By adding the page fault tab in Task Manager you can monitor how often
page faults are happening with each process you have running. The more
page faults you see, the harder your making your your computer run
because every time a page fault happens, whatever Windows was trying
to do with this particular instruction that caused the page fault it
can't do what it needs to untill it frees up some physical memory and
shifts whatever it needs from Virtual memory.

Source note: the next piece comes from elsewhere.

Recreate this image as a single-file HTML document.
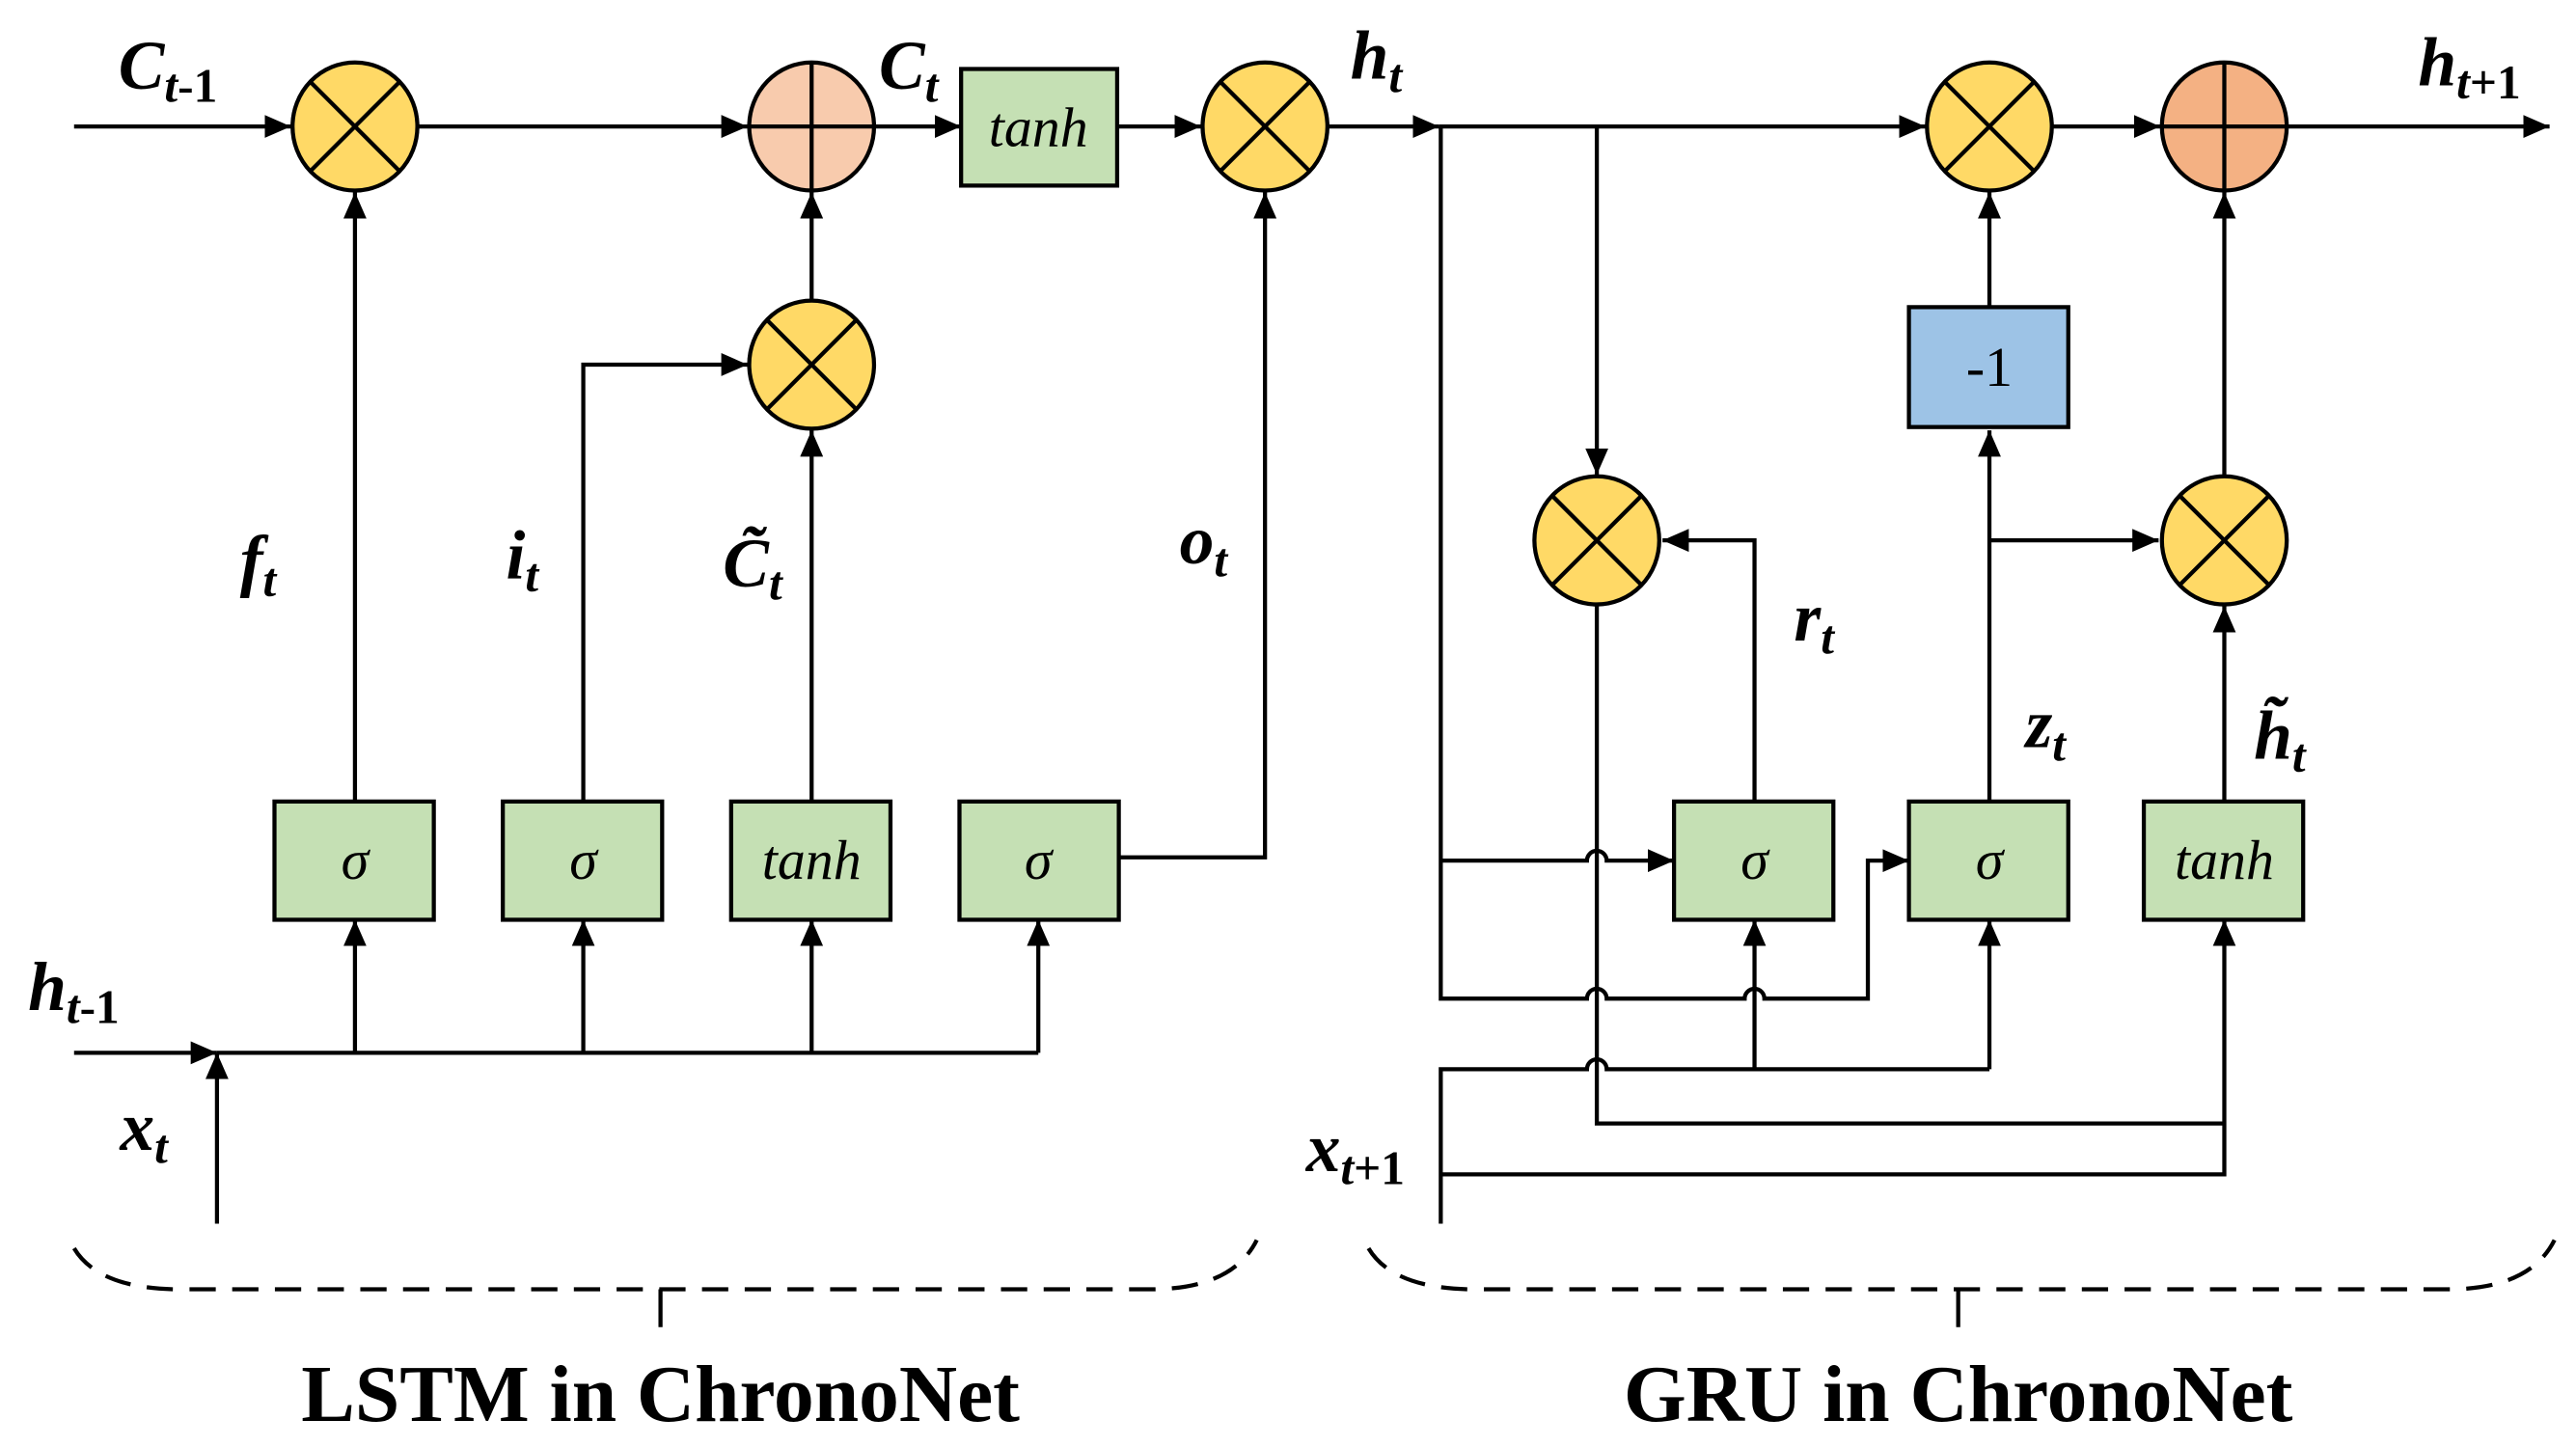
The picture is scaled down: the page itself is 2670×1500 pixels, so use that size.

So Windows must transfer control to sub routine, the page fault
handler. One of two things happen. Either the page fault hander
decides this is memory page transfer request is valid and finds some
physical memory to move it to and Windows continues about its
business, the bit of code is now in physical memory, what hardware or
software needed it can now have this particular instruction acted upon
and everybody is happy.

Sometimes the page fault hander decides the request is invalid. Every
once in awhile two processes want to use the same physical memory page
at the same time, which like in Star Trek is like mixing matter and
anti matter and BOOM, which isn't a good thing. So while Windows
doesn't blow up it does throw a page fault error, often stopping or
hanging the application. We've all seen the dreaded 'an exception has
occurred' error message. Sometimes it just don't get thrown and the
application just hangs up. When you see the CPU use rapidly climing
Windows is probably trying to throw more resurces to resolve whatever
issue it is and if it can't it may just run at a crawl or one
application hangs or in the worse case sooner or later Windows itself
hangs. There's about 10,000 other things that can go wrong too!
 
G

Geta Klew

Why do you see it as a problem? The more resources it uses, the faster it
gets the job done. It's not like you're wearing it out or anything.
 
Z

Zim Babwe

Now THAT is funny :)


Geta Klew said:
Why do you see it as a problem? The more resources it uses, the faster it
gets the job done. It's not like you're wearing it out or anything.